**What to work on**
Repeat exactly, please, the lines that begin at the start of the listing and end at the line holding "import matplotlib.pyplot as plt".

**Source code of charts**
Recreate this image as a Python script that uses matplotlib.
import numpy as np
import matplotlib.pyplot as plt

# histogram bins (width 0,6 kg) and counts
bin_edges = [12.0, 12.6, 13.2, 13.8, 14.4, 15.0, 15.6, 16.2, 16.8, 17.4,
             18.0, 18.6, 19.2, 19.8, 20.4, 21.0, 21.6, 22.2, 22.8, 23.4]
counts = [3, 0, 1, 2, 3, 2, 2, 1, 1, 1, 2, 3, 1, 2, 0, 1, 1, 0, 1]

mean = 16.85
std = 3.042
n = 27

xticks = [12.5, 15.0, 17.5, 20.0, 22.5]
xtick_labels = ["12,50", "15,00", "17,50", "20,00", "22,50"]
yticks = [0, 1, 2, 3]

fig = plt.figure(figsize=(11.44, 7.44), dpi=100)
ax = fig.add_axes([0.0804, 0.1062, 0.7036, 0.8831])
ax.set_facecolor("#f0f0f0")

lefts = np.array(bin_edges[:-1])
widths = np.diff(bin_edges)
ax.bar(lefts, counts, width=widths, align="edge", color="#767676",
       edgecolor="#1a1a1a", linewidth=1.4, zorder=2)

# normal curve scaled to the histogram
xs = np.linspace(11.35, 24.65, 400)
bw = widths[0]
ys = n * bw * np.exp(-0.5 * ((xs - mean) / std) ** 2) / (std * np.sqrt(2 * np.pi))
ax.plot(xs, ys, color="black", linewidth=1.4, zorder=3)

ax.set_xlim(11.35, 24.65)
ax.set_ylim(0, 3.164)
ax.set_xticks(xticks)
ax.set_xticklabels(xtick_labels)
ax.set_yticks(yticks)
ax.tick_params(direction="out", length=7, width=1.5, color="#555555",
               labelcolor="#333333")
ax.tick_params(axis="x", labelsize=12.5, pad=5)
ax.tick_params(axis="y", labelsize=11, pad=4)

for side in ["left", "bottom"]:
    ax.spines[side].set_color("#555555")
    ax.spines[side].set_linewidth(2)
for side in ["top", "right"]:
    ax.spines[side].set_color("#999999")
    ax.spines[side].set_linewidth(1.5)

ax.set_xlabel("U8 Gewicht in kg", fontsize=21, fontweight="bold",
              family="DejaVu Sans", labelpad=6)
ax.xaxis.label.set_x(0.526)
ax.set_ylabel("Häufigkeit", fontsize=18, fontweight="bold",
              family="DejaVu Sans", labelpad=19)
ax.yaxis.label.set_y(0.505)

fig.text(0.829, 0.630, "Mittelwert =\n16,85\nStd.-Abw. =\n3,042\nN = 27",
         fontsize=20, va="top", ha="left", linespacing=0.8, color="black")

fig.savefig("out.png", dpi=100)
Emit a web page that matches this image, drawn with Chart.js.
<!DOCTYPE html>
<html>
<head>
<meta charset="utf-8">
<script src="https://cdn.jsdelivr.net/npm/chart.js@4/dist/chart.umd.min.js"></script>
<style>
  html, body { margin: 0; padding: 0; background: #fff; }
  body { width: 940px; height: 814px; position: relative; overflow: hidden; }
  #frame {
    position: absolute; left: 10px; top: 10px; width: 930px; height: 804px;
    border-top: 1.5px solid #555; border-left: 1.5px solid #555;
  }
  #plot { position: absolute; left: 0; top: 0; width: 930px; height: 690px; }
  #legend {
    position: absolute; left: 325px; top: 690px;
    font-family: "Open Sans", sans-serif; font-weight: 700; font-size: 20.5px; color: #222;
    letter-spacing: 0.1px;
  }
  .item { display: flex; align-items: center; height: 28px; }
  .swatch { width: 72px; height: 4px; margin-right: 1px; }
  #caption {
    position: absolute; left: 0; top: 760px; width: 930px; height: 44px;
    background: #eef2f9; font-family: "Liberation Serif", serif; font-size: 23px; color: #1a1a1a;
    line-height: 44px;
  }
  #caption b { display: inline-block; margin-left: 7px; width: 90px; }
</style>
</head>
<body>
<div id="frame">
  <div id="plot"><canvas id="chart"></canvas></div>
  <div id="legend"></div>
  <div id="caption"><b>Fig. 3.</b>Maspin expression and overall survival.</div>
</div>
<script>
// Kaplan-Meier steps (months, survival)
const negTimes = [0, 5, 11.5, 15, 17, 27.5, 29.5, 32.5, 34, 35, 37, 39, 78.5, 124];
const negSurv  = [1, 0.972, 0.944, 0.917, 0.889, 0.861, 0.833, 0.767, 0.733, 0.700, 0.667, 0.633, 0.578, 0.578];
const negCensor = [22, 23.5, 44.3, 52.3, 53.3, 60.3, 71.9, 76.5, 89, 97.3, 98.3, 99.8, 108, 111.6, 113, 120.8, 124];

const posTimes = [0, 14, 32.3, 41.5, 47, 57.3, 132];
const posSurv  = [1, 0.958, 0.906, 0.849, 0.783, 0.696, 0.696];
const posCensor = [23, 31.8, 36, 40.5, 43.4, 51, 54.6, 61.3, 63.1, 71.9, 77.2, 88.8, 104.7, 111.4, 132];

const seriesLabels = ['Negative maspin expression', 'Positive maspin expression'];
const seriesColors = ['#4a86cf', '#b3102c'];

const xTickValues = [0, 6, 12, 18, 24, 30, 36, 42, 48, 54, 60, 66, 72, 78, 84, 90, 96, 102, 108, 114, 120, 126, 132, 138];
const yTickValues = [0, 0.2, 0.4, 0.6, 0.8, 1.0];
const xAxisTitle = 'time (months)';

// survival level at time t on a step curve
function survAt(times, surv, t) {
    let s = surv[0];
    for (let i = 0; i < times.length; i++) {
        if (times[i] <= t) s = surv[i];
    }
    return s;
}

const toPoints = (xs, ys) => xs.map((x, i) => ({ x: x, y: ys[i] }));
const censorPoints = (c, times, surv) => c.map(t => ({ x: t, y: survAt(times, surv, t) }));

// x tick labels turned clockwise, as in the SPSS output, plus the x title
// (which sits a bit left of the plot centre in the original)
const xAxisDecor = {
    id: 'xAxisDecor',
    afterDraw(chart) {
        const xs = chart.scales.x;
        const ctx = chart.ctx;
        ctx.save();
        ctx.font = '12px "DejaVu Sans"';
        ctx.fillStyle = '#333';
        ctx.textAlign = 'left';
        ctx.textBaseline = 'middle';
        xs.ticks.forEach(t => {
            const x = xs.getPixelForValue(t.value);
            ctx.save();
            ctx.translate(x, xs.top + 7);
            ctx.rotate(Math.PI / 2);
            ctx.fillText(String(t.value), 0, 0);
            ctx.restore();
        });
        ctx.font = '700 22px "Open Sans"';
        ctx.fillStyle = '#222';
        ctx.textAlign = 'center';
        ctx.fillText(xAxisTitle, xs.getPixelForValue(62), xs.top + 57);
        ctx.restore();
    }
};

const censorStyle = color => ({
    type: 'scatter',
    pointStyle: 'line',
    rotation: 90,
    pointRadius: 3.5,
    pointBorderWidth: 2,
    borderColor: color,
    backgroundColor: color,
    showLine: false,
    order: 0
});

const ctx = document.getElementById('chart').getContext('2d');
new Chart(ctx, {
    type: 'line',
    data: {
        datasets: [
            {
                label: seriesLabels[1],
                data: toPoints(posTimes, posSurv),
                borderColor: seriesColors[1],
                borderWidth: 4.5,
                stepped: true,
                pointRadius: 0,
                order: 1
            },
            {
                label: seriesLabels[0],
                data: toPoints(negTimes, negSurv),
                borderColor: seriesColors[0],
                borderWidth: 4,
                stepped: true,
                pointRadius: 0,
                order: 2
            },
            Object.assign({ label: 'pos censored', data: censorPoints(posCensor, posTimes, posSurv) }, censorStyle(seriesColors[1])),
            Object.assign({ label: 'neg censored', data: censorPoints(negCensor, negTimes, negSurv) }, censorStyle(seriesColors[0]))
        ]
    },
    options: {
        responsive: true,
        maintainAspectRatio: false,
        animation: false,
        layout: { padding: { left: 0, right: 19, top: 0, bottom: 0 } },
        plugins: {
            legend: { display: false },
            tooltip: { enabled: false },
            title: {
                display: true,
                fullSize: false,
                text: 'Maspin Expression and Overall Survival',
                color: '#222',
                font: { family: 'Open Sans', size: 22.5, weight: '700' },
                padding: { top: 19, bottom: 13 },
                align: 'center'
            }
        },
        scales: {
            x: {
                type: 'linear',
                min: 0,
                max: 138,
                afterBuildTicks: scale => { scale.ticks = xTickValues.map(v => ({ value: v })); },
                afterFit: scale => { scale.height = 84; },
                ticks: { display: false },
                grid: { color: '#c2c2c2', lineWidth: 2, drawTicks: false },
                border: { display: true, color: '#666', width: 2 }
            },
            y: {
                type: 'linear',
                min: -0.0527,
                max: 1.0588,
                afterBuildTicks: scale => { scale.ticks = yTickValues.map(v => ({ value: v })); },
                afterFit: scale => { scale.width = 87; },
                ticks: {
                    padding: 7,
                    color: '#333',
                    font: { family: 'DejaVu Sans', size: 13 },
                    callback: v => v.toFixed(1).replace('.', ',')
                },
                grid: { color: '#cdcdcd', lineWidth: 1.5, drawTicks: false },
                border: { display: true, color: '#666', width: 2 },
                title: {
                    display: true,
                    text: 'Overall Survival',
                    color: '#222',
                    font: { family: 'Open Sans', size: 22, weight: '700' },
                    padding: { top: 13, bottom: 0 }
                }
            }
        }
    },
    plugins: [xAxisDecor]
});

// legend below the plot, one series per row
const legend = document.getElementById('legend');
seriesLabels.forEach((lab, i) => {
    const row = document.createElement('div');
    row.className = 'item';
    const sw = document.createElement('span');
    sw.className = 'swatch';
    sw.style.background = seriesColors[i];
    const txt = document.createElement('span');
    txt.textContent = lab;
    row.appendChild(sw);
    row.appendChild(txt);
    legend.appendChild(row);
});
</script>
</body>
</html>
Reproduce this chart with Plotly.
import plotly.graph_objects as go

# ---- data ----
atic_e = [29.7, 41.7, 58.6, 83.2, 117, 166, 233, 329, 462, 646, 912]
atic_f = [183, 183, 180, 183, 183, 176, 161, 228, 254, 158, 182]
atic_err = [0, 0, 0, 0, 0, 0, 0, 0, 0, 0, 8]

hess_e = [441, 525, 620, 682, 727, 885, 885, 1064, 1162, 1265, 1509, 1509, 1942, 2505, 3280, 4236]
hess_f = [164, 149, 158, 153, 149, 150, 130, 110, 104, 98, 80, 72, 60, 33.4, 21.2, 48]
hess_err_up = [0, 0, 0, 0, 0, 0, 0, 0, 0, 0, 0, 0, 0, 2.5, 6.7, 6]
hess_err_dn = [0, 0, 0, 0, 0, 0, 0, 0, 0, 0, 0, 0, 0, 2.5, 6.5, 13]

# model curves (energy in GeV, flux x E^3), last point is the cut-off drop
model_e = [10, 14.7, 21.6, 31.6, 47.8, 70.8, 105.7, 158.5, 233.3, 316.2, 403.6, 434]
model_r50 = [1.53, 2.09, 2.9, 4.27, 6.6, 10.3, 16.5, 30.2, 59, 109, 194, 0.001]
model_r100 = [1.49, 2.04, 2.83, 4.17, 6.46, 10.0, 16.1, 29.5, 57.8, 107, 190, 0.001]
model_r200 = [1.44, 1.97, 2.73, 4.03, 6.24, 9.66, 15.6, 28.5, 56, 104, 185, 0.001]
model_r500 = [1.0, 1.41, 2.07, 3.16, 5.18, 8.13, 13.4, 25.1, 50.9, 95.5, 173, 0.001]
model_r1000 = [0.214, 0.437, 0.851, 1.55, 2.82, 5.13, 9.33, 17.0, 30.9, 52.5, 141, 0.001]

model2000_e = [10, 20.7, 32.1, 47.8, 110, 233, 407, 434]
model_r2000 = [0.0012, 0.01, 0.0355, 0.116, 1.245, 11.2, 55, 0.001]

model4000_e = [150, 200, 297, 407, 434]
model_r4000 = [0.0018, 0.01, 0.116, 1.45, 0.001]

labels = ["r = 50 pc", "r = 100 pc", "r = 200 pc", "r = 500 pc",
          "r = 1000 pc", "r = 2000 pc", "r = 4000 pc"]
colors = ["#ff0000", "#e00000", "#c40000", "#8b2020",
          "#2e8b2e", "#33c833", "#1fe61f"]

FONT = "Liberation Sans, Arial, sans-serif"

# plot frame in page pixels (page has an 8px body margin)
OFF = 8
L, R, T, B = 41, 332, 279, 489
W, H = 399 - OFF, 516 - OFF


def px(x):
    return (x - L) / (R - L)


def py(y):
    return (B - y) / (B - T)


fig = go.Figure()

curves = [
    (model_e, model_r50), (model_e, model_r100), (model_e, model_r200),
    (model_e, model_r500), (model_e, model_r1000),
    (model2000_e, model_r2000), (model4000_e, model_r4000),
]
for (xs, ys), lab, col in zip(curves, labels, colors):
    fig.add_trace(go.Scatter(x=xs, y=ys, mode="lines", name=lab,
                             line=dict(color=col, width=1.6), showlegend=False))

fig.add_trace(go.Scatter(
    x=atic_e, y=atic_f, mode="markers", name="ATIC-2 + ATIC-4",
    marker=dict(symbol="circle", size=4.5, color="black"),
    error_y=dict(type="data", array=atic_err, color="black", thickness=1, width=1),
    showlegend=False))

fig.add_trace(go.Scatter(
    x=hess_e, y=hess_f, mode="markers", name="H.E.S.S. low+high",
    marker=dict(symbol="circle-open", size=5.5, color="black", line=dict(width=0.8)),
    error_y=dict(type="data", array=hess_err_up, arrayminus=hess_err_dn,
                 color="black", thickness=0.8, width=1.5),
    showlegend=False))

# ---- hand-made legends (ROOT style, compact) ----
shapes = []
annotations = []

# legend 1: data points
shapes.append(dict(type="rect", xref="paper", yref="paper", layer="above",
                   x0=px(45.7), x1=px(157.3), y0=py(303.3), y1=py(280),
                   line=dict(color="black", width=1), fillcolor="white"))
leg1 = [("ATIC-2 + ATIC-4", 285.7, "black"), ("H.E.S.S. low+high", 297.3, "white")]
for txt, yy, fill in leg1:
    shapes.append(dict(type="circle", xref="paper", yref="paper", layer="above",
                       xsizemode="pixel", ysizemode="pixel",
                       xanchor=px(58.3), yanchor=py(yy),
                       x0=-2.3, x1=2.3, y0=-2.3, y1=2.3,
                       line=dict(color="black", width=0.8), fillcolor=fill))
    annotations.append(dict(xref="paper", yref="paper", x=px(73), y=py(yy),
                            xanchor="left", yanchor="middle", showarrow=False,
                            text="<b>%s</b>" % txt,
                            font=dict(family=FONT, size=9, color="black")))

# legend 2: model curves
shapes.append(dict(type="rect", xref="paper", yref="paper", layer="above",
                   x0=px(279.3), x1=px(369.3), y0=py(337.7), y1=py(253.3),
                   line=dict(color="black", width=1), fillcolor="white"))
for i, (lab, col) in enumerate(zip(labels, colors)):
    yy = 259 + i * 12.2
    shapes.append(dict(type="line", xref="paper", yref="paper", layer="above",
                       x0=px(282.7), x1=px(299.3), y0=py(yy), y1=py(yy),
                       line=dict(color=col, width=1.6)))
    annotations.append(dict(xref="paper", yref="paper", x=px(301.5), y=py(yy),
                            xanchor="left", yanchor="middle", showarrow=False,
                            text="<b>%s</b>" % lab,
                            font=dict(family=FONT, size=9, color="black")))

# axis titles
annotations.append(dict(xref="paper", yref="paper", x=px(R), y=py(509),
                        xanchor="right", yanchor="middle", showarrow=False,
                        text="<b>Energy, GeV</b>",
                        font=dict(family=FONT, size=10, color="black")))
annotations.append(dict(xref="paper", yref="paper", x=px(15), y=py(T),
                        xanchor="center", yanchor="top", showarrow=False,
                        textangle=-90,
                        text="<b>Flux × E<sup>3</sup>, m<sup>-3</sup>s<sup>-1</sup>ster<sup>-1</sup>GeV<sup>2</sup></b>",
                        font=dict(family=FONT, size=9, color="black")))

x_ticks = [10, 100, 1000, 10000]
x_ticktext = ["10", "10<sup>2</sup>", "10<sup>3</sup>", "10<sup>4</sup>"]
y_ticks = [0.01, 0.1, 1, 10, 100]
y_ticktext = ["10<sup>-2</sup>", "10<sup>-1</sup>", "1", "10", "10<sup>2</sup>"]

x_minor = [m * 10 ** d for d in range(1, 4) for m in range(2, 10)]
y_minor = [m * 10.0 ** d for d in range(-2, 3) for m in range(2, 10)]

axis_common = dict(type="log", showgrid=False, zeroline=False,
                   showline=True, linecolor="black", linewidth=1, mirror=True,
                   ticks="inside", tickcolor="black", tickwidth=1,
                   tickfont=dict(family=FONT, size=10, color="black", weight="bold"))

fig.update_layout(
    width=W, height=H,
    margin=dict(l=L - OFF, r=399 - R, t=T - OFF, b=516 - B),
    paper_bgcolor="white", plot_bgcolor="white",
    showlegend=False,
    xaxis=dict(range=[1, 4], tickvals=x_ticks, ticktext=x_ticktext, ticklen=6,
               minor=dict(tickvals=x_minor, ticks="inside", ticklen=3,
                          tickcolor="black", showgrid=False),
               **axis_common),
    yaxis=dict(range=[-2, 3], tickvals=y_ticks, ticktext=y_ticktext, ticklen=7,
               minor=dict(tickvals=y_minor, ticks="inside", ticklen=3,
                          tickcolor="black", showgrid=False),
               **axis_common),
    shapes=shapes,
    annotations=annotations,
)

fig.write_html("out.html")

**Response to the exercise**
Recreate this image as a Python script that uses matplotlib.
import numpy as np
import matplotlib.pyplot as plt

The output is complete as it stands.